Le plus grand mérite des felquistes de la cellule Chénier aura été de ne pas renier leur geste, de ne pas s’excuser, de ne pas plaider « l’erreur de jeunesse », peu importent les circonstances de la mort de Laporte. On aurait tant aimé qu’ils disent que c’était un accident. Et on n’a pas lésiné sur les moyens pour y parvenir.

Aujourd’hui, on cherche encore à minimiser la portée politique du geste des felquistes en les rabaissant au rang de simples kidnappeurs. Ce n’est pas nouveau. On a toujours cherché à minimiser les épisodes importants de notre histoire. L’élan révolutionnaire des Patriotes a été réduit à une simple « rébellion ». L’extraordinaire chambardement des années 1960 est présenté aujourd’hui comme la simple continuité de la Grande Noirceur duplessiste par les historiens révisionnistes, les mêmes qui ne voient pas de rupture non plus entre les Patriotes et les Réformistes de l’Acte d’Union. Drôle de conception de l’histoire qui ne tient pas compte des bonds en avant et des reculs.

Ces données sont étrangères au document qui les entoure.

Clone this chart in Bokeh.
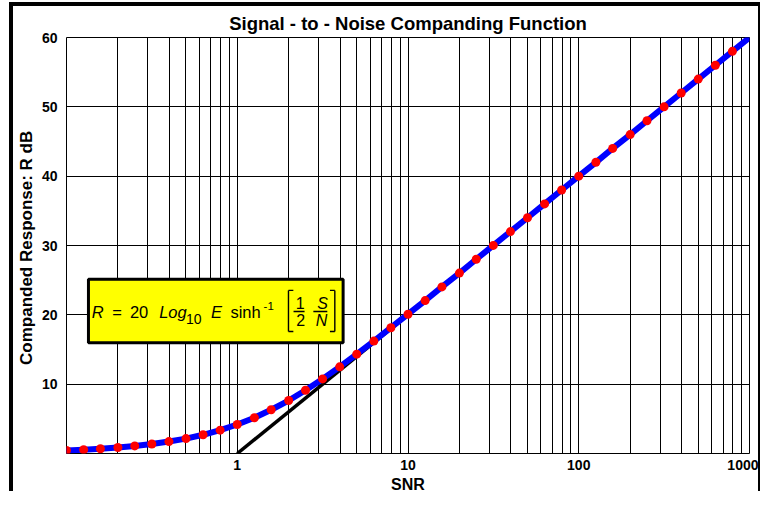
from bokeh.plotting import figure
from bokeh.models import Range1d, FixedTicker, Label, BoxAnnotation, Arrow
from bokeh.embed import file_html
from bokeh.resources import INLINE

# ---- data ----
SNR = [0.1, 0.126, 0.158, 0.2, 0.251, 0.316, 0.398, 0.501, 0.631, 0.794,
       1, 1.26, 1.58, 2.0, 2.51, 3.16, 3.98, 5.01, 6.31, 7.94,
       10, 12.6, 15.8, 20.0, 25.1, 31.6, 39.8, 50.1, 63.1, 79.4,
       100, 126, 158, 200, 251, 316, 398, 501, 631, 794, 1000]
R_DB = [0.43, 0.55, 0.69, 0.87, 1.09, 1.37, 1.72, 2.15, 2.70, 3.37,
        4.18, 5.16, 6.31, 7.64, 9.13, 10.76, 12.50, 14.33, 16.21, 18.14,
        20.09, 22.05, 24.03, 26.02, 28.01, 30.01, 32.01, 34.00, 36.00, 38.00,
        40.00, 42.00, 44.00, 46.00, 48.00, 50.00, 52.00, 54.00, 56.00, 58.00, 60.00]
DOT_SNR = SNR[:-1]
DOT_DB = R_DB[:-1]
ASYM_SNR = [1, 1000]
ASYM_DB = [0, 60]

XTICKS = [0.1, 1, 10, 100, 1000]
XTICK_LABELS = ["", "1", "10", "100", "1000"]
YTICKS = [0, 10, 20, 30, 40, 50, 60]
YTICK_LABELS = ["", "10", "20", "30", "40", "50", "60"]
X_MINOR = [m * 10 ** e for e in range(-1, 3) for m in range(2, 10)]

FONT = "Liberation Sans"

p = figure(width=751, height=489, x_axis_type="log",
           x_range=Range1d(0.1, 1000), y_range=Range1d(0, 60),
           output_backend="svg", toolbar_location=None,
           min_border_left=52, min_border_right=15,
           min_border_top=30, min_border_bottom=40)
p.background_fill_color = "white"
p.border_fill_color = "white"
p.outline_line_color = "black"
p.outline_line_width = 1
p.styles = {"margin-left": "9px", "margin-top": "2px",
            "border-top": "4px solid black", "border-left": "4px solid black",
            "border-right": "2px solid black"}

# title
p.title.text = "Signal - to - Noise Companding Function"
p.title.align = "center"
p.title.text_font = FONT
p.title.text_font_size = "18.5px"
p.title.text_font_style = "bold"
p.title.text_color = "black"
p.title.standoff = 8

# axes
p.xaxis.ticker = FixedTicker(ticks=XTICKS)
p.xaxis.major_label_overrides = {t: s for t, s in zip(XTICKS, XTICK_LABELS)}
p.yaxis.ticker = FixedTicker(ticks=YTICKS)
p.yaxis.major_label_overrides = {t: s for t, s in zip(YTICKS, YTICK_LABELS)}
for ax in (p.xaxis, p.yaxis):
    ax.axis_line_color = None
    ax.major_tick_line_color = None
    ax.minor_tick_line_color = None
    ax.major_tick_out = 0
    ax.major_tick_in = 0
    ax.minor_tick_out = 0
    ax.minor_tick_in = 0
    ax.major_label_text_font = FONT
    ax.major_label_text_font_size = "14px"
    ax.major_label_text_font_style = "bold"
    ax.major_label_text_color = "black"
    ax.axis_label_text_font = FONT
    ax.axis_label_text_font_style = "bold"
    ax.axis_label_text_color = "black"
p.xaxis.major_label_standoff = 6
p.yaxis.major_label_standoff = 9
p.xaxis.axis_label = "SNR"
p.xaxis.axis_label_text_font_size = "16px"
p.xaxis.axis_label_standoff = 3
p.yaxis.axis_label = "Companded Response:  R dB"
p.yaxis.axis_label_text_font_size = "17px"
p.yaxis.axis_label_standoff = 3

# grids
p.xgrid.ticker = FixedTicker(ticks=XTICKS, minor_ticks=X_MINOR)
p.xgrid.grid_line_color = "black"
p.xgrid.minor_grid_line_color = "black"
p.xgrid.grid_line_width = 1
p.xgrid.minor_grid_line_width = 1
p.ygrid.ticker = FixedTicker(ticks=YTICKS)
p.ygrid.grid_line_color = "black"
p.ygrid.grid_line_width = 1

# data
p.line(ASYM_SNR, ASYM_DB, line_color="black", line_width=3.5)
p.line(SNR, R_DB, line_color="#0000FF", line_width=6, line_cap="round", line_join="round")
p.scatter(DOT_SNR, DOT_DB, size=9, fill_color="#FF0000", line_color=None)

# reference-pixel -> data helpers for decorations
def rx(px):
    return 10 ** (-1 + (px - 65) / 175.0)

def ry(py):
    return (464.5 - py) / 7.15

# yellow formula box
p.add_layout(BoxAnnotation(left=rx(87.5), right=rx(348.5), top=ry(284.8), bottom=ry(350.2),
                           fill_color="#FFFF00", fill_alpha=1.0,
                           line_color="black", line_width=3, line_alpha=1.0))

def lab(px, py, txt, size=16.5, style="normal", align="left"):
    p.add_layout(Label(x=rx(px), y=ry(py), text=txt, text_align=align,
                       text_baseline="alphabetic", y_offset=0.35 * size,
                       text_font=FONT, text_font_size=f"{size}px",
                       text_font_style=style, text_color="black"))

lab(91, 325, "R", style="italic")
lab(112, 325, "=")
lab(130, 325, "20")
lab(160, 325, "Log", style="italic")
lab(187.5, 330.7, "10", size=14)
lab(213, 325, "E", style="italic")
lab(233, 325, "sinh")
lab(267, 316.7, "-1", size=11.5)
lab(304.5, 315.3, "1", size=16, align="center")
lab(305, 333, "2", size=16, align="center")
lab(327.5, 316, "S", size=16, style="italic", align="center")
lab(326.5, 333, "N", size=16, style="italic", align="center")

def seg(x0, y0, x1, y1, w=1.4):
    p.add_layout(Arrow(end=None, x_start=rx(x0), y_start=ry(y0), x_end=rx(x1), y_end=ry(y1),
                       line_color="black", line_width=w))

seg(297.7, 318, 309, 318)
seg(318, 318, 332.3, 318)
seg(292.5, 296.3, 292.5, 338.7)
seg(292.5, 296.3, 297.5, 296.3)
seg(292.5, 338.7, 297.5, 338.7)
seg(340, 296.3, 340, 338.7)
seg(335, 296.3, 340, 296.3)
seg(335, 338.7, 340, 338.7)

open("out.html", "w").write(file_html(p, INLINE))
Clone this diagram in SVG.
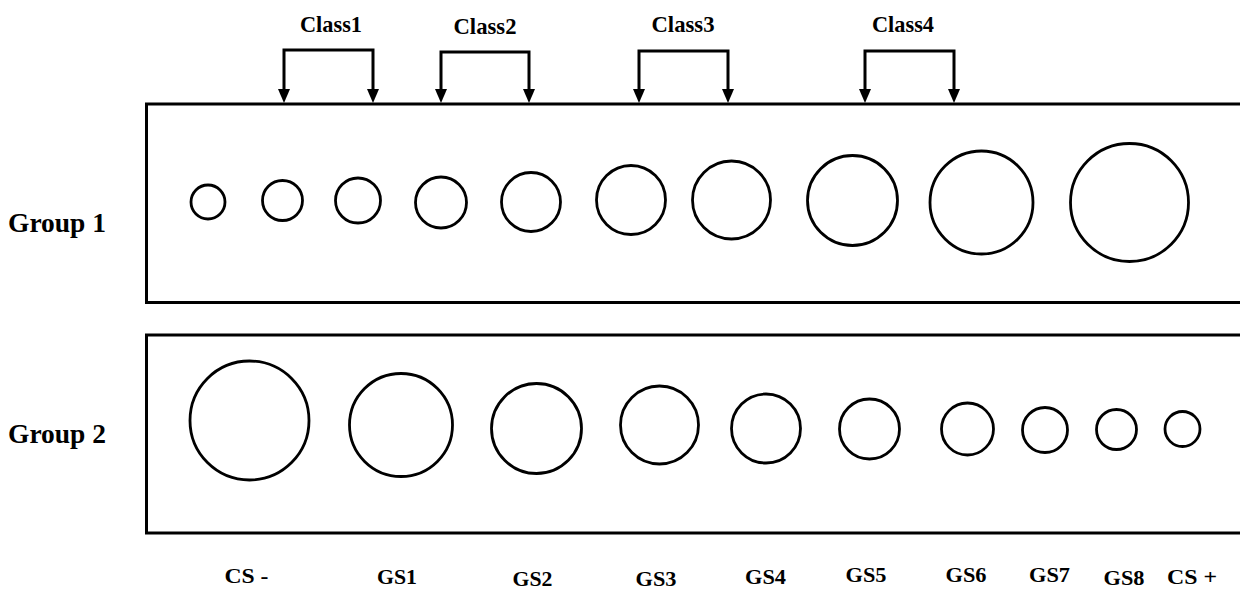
<svg xmlns="http://www.w3.org/2000/svg" width="1240" height="590" viewBox="0 0 1240 590">
<style>
.t{font-family:"Liberation Serif","Times New Roman",serif;font-weight:bold;fill:#000;}
.cl{font-size:24px;text-anchor:middle;}
.bl{font-size:22px;text-anchor:middle;}
.box{fill:none;stroke:#000;stroke-width:3;}
.c{fill:none;stroke:#000;stroke-width:2.8;}
.br{fill:none;stroke:#000;stroke-width:3;marker-start:url(#ah);marker-end:url(#ah);}
</style>
<defs>
<marker id="ah" markerUnits="userSpaceOnUse" viewBox="0 0 14 12" markerWidth="14" markerHeight="12" refX="1" refY="6" orient="auto-start-reverse">
<path d="M0,0 L14,6 L0,12 z" fill="#000"/>
</marker>
</defs>
<rect width="1240" height="590" fill="#fff"/>

<g id="labels-group">
<text class="t" x="8" y="232" font-size="27" textLength="98" lengthAdjust="spacingAndGlyphs">Group 1</text>
<text class="t" x="8" y="443" font-size="27" textLength="98" lengthAdjust="spacingAndGlyphs">Group 2</text>
</g>

<g id="class-labels">
<text class="t cl" x="331" y="32" textLength="62" lengthAdjust="spacingAndGlyphs">Class1</text>
<text class="t cl" x="485" y="34" textLength="63" lengthAdjust="spacingAndGlyphs">Class2</text>
<text class="t cl" x="683" y="32" textLength="63" lengthAdjust="spacingAndGlyphs">Class3</text>
<text class="t cl" x="903" y="32" textLength="62" lengthAdjust="spacingAndGlyphs">Class4</text>
</g>

<g id="connectors">
<path class="br" d="M284,90 V50 H373 V90"/>
<path class="br" d="M441,90 V52 H529 V90"/>
<path class="br" d="M639,90 V51 H728 V90"/>
<path class="br" d="M865,90 V51 H954 V90"/>
</g>

<g id="group1">
<rect class="box" x="146.5" y="104" width="1100" height="198.5"/>
<g id="g1-c1"><circle class="c" cx="208" cy="202" r="17"/></g>
<g id="g1-c2"><circle class="c" cx="282.5" cy="200.5" r="20"/></g>
<g id="g1-c3"><circle class="c" cx="358" cy="200.5" r="22.5"/></g>
<g id="g1-c4"><circle class="c" cx="441" cy="202.5" r="25.5"/></g>
<g id="g1-c5"><circle class="c" cx="531" cy="202" r="29.5"/></g>
<g id="g1-c6"><circle class="c" cx="631" cy="200" r="34.5"/></g>
<g id="g1-c7"><circle class="c" cx="731.5" cy="200" r="39"/></g>
<g id="g1-c8"><circle class="c" cx="852.5" cy="200.5" r="45"/></g>
<g id="g1-c9"><circle class="c" cx="981.5" cy="202.5" r="51.5"/></g>
<g id="g1-c10"><circle class="c" cx="1129.5" cy="202.5" r="59"/></g>
</g>

<g id="group2">
<rect class="box" x="146.5" y="335" width="1100" height="198"/>
<g id="g2-c1"><circle class="c" cx="249.5" cy="420.5" r="59.5"/></g>
<g id="g2-c2"><circle class="c" cx="401" cy="425" r="51.5"/></g>
<g id="g2-c3"><circle class="c" cx="536.5" cy="428.5" r="45"/></g>
<g id="g2-c4"><circle class="c" cx="659.5" cy="425" r="39"/></g>
<g id="g2-c5"><circle class="c" cx="766" cy="428.5" r="34.5"/></g>
<g id="g2-c6"><circle class="c" cx="869.5" cy="429" r="30"/></g>
<g id="g2-c7"><circle class="c" cx="967.5" cy="429" r="26"/></g>
<g id="g2-c8"><circle class="c" cx="1045" cy="430" r="22.5"/></g>
<g id="g2-c9"><circle class="c" cx="1116.5" cy="429.5" r="20"/></g>
<g id="g2-c10"><circle class="c" cx="1182.5" cy="429" r="17.5"/></g>
</g>

<g id="bottom-labels">
<text class="t bl" x="246.5" y="583" textLength="44" lengthAdjust="spacingAndGlyphs">CS -</text>
<text class="t bl" x="397" y="584" textLength="40" lengthAdjust="spacingAndGlyphs">GS1</text>
<text class="t bl" x="532.5" y="586" textLength="40" lengthAdjust="spacingAndGlyphs">GS2</text>
<text class="t bl" x="656" y="586" textLength="41" lengthAdjust="spacingAndGlyphs">GS3</text>
<text class="t bl" x="765.5" y="584" textLength="41" lengthAdjust="spacingAndGlyphs">GS4</text>
<text class="t bl" x="866" y="582" textLength="41" lengthAdjust="spacingAndGlyphs">GS5</text>
<text class="t bl" x="966" y="582" textLength="41" lengthAdjust="spacingAndGlyphs">GS6</text>
<text class="t bl" x="1049.5" y="582" textLength="41" lengthAdjust="spacingAndGlyphs">GS7</text>
<text class="t bl" x="1124" y="585" textLength="41" lengthAdjust="spacingAndGlyphs">GS8</text>
<text class="t bl" x="1192" y="584" textLength="50" lengthAdjust="spacingAndGlyphs">CS +</text>
</g>
</svg>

Dans sa plaidoirie, lors de son premier procès, Paul Rose déclarait : « Vous pourriez peut-être penser que j’aurais des sentiments d’amertume ou des ressentiments quelconques – ah !!! Je vous dis sincèrement que j’en ai aucun. Les seuls sentiments que j’ai actuellement sont des sentiments de fierté, d’avoir mené une lutte, de mener une lutte et de continuer à mener une lutte qui, je sais, va mener à la victoire, à la libération du peuple du Québec. Je suis coupable d’être Québécois et j’en suis fier ».

C’était bien dit ! Mon père, je pense, aurait été d’accord avec lui.